Daniel Solomon, a part-time anthropology instructor at De Anza, said he and his wife, who teaches part time at Foothill, are living in a renovated barn in unincorporated San Mateo County.

“FHDA provides us with the majority of our income and despite that, we cannot live in this area,” Solomon said. “We cannot afford to live where we work.”

In an interview, Miner pointed to student and employee housing as an area the bond could help support. That doesn’t necessarily mean constructing housing, it could also mean acquiring space or signing on to other initiatives, she said.

The district has already pledged $600,000 toward an employee housing project Santa Clara County Board of Supervisors President Joe Simitian is spearheading in Palo Alto.

The district also is aiming to build housing, as well as a performance space, on the site of the Flint Center at De Anza College, which the board voted to permanently close last June. However, Miner said Flint Center construction is being considered separately from the bond. The district hopes to partner with a private developer or other investor on that project.

Landsberger said at the meeting that he was worried about the risk of conflating the bond with replacing the Flint Center and the housing issue more broadly. Student and staff housing is important and must be addressed regardless of the bond, he said, adding that the bond is much bigger than housing alone.

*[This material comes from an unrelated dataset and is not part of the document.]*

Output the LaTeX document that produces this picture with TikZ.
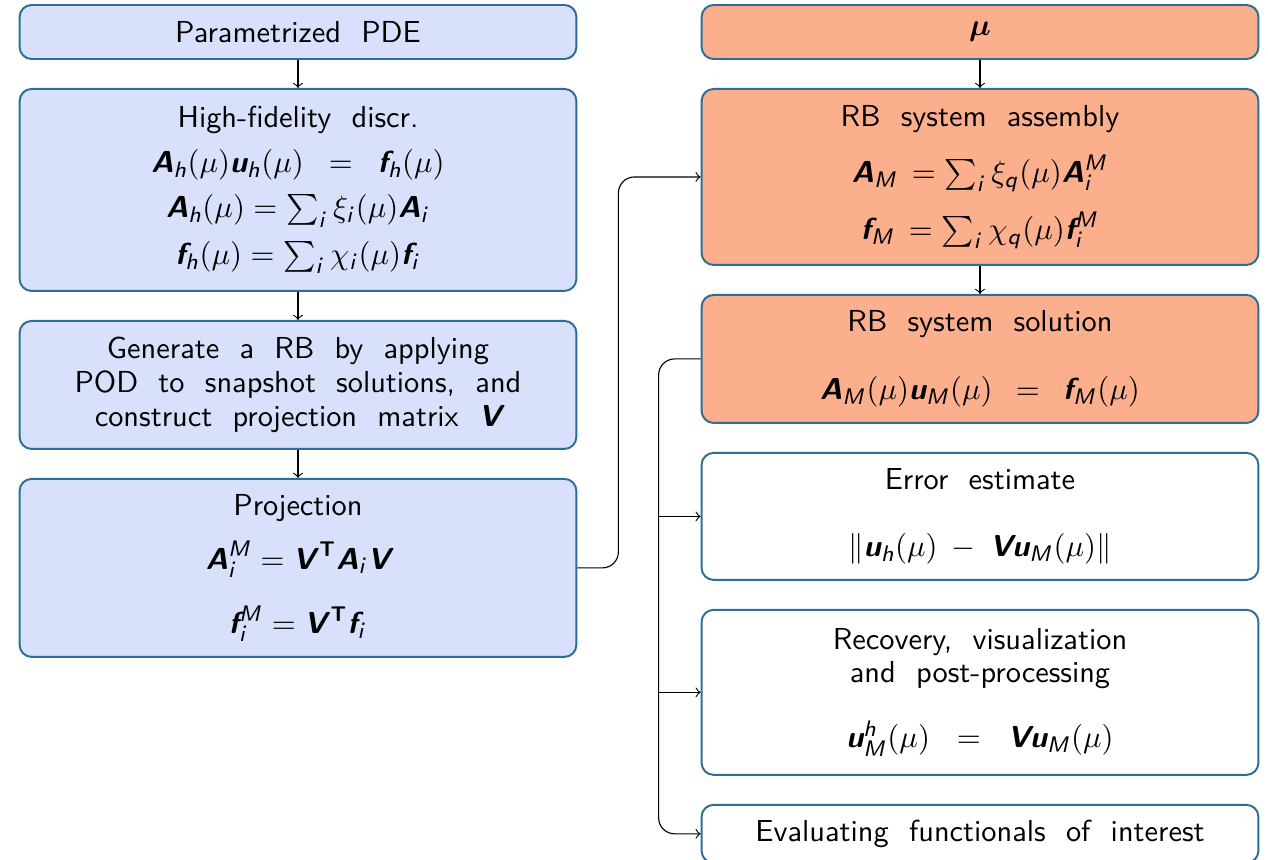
\documentclass[tikz,border=0pt]{standalone}
\usepackage{amsmath}
\usepackage{tikz}
\usetikzlibrary{arrows,positioning}
\definecolor{boxborder}{RGB}{45,110,150}
\definecolor{boxblue}{RGB}{217,224,252}
\definecolor{boxorange}{RGB}{252,175,140}
\DeclareMathAlphabet{\mathsfsl}{OT1}{cmss}{m}{sl}
\newcommand{\bv}[1]{\text{\bfseries\slshape #1}}
\newcommand{\sv}[1]{\mathsfsl{#1}}
\tikzset{
    stage/.style={
           rectangle,
           rounded corners=0.15cm,
           draw=boxborder, line width=0.7pt,
           minimum width=6.96cm,
           text width=6.6cm,
           align=center,
           inner sep=2pt,
           font=\sffamily\fontsize{10.8pt}{12pt}\selectfont,
           },
    offline/.style={stage, fill=boxblue},
    online/.style={stage, fill=boxorange},
    output/.style={stage, fill=white},
}

\begin{document}
\begin{tikzpicture}[->,>=to,node distance=0.35cm]
 \useasboundingbox (0,0) rectangle (15.85,-10.7375);

 % Offline stage (left column)
 \node[offline, minimum height=0.675cm, anchor=north] (PDE) at (3.725,-0.05)
  {Parametrized\ \ PDE};

 \node[offline, minimum height=2.525cm, below=of PDE] (HiFi)
  {High-fidelity\ \ discr.\\[4pt]
   $\bv{A}_{\sv{h}}(\mu)\bv{u}_{\sv{h}}(\mu) = \bv{f}_{\sv{h}}(\mu)$\\[4pt]
   \mbox{$\bv{A}_{\sv{h}}(\mu) = \sum_{\sv{i}} \xi_{\sv{i}}(\mu)\bv{A}_{\sv{i}}$}\\[4.5pt]
   \mbox{$\bv{f}_{\sv{h}}(\mu) = \sum_{\sv{i}} \chi_{\sv{i}}(\mu)\bv{f}_{\sv{i}}$}};

 \node[offline, minimum height=1.6cm, below=of HiFi] (RB Gen)
  {Generate\ \ a\ \ RB\ \ by\ \ applying\\
   POD\ \ to\ \ snapshot\ \ solutions,\ \ and\\
   construct\ \ projection\ \ matrix\ \ $\bv{V}$};

 \node[offline, minimum height=2.225cm, below=of RB Gen] (Projection)
  {Projection\\[6pt]
   \mbox{$\bv{A}_{\sv{i}}^{\sv{M}} = \bv{V}^{\,\text{\bfseries T}}\bv{A}_{\sv{i}}\bv{V}$}\\[9pt]
   \mbox{$\bv{f}_{\sv{i}}^{\sv{M}} = \bv{V}^{\,\text{\bfseries T}}\bv{f}_{\sv{i}}$}};

 % Online stage (right column)
 \node[online, minimum height=0.675cm, anchor=north] (Mu) at (12.25,-0.05)
  {$\boldsymbol{\mu}$};

 \node[online, minimum height=2.2cm, below=of Mu] (Assembly)
  {RB\ \ system\ \ assembly\\[7pt]
   \mbox{$\bv{A}_{\sv{M}}\, = \sum_{\sv{i}} \xi_{\sv{q}}(\mu)\bv{A}_{\sv{i}}^{\sv{M}}$}\\[6pt]
   \mbox{$\bv{f}_{\sv{M}}\, = \sum_{\sv{i}} \chi_{\sv{q}}(\mu)\bv{f}_{\sv{i}}^{\sv{M}}$}};

 \node[online, minimum height=1.6cm, below=of Assembly] (Solution)
  {RB\ \ system\ \ solution\\[12pt]
   $\bv{A}_{\sv{M}}(\mu)\bv{u}_{\sv{M}}(\mu) = \bv{f}_{\sv{M}}(\mu)$};

 \node[output, minimum height=1.5875cm, below=of Solution] (Error)
  {Error\ \ estimate\\[12pt]
   $\|\bv{u}_{\sv{h}}(\mu) - \bv{V}\bv{u}_{\sv{M}}(\mu)\|$};

 \node[output, minimum height=2.0625cm, below=of Error] (Recovery)
  {Recovery,\ \ visualization\\
   and\ \ post-processing\\[11pt]
   $\bv{u}_{\sv{M}}^{\sv{h}}(\mu) = \bv{V}\bv{u}_{\sv{M}}(\mu)$};

 \node[output, minimum height=0.725cm, below=of Recovery] (Functionals)
  {Evaluating\ \ functionals\ \ of\ \ interest};

 % draw the paths between the stages
 \path (PDE) edge (HiFi)
 (HiFi) edge (RB Gen)
 (RB Gen) edge (Projection)
 (Mu) edge (Assembly)
 (Assembly) edge (Solution);

 \draw[rounded corners=0.2cm] (Projection.east) -- ++(0.5125,0) |- (Assembly.west);
 \draw[rounded corners=0.2cm] (Solution.west) -- ++(-0.525,0) coordinate (branch) |- (Functionals.west);
 \draw (branch |- Error.west) -- (Error.west);
 \draw (branch |- Recovery.west) -- (Recovery.west);
\end{tikzpicture}
\end{document}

“It is broad enough to contribute to the housing issue, but it is not solely dedicated to the housing issue,” Landsberger said. “The public, I think, does not want to get the impression that we’re moving away from being in the education business to being in the housing business.”

Tight budget conditions

In recent years, the community colleges have faced declining enrollment and tight budgets. Over the past three years, the district has cut $17.6 million.

“I can say with absolute assurance that these two colleges are among the best, if not the best, in the state of California,” Landsberger said in an interview. “But they are threatened, and the threat comes in the form of inadequate state financing.”

In California, the state uses a formula to calculate a base funding level for each district. If enrollment fees and local property taxes don’t cover that amount, the state fills in the rest. If the property taxes push a district above the state calculation, it gets to keep the extra.

Other area community college districts fall into the latter category. Foothill-De Anza, on the other hand, doesn’t receive enough property tax revenue to hit the state funding level, so the state fills in the gap. According to Landsberger, that is because the district has a larger student population, which pushes the state funding calculation higher. However, property taxes aren’t linked to enrollment and don’t correspondingly increase.

“It’s a function of our success that we are in this position,” he said. “It’s not a function of property values being less than surrounding districts. It’s that we’ve been so much more successful in attracting students.”

In the 2018-2019 school year, the district’s headcount totaled 58,390, down from a peak of 78,913 students in the 2008-2009 year. As the student population falls, so too does the funding the district receives from the state.

At last week’s meeting, Trustee Laura Casas said enrollment is cyclical, and when the economy is good, enrollment goes down, whereas during a recession, enrollment spikes.

“We have to be ready for the next recession,” Casas said. “The next recession will hit, so we have to be prepared with quality education when that happens.”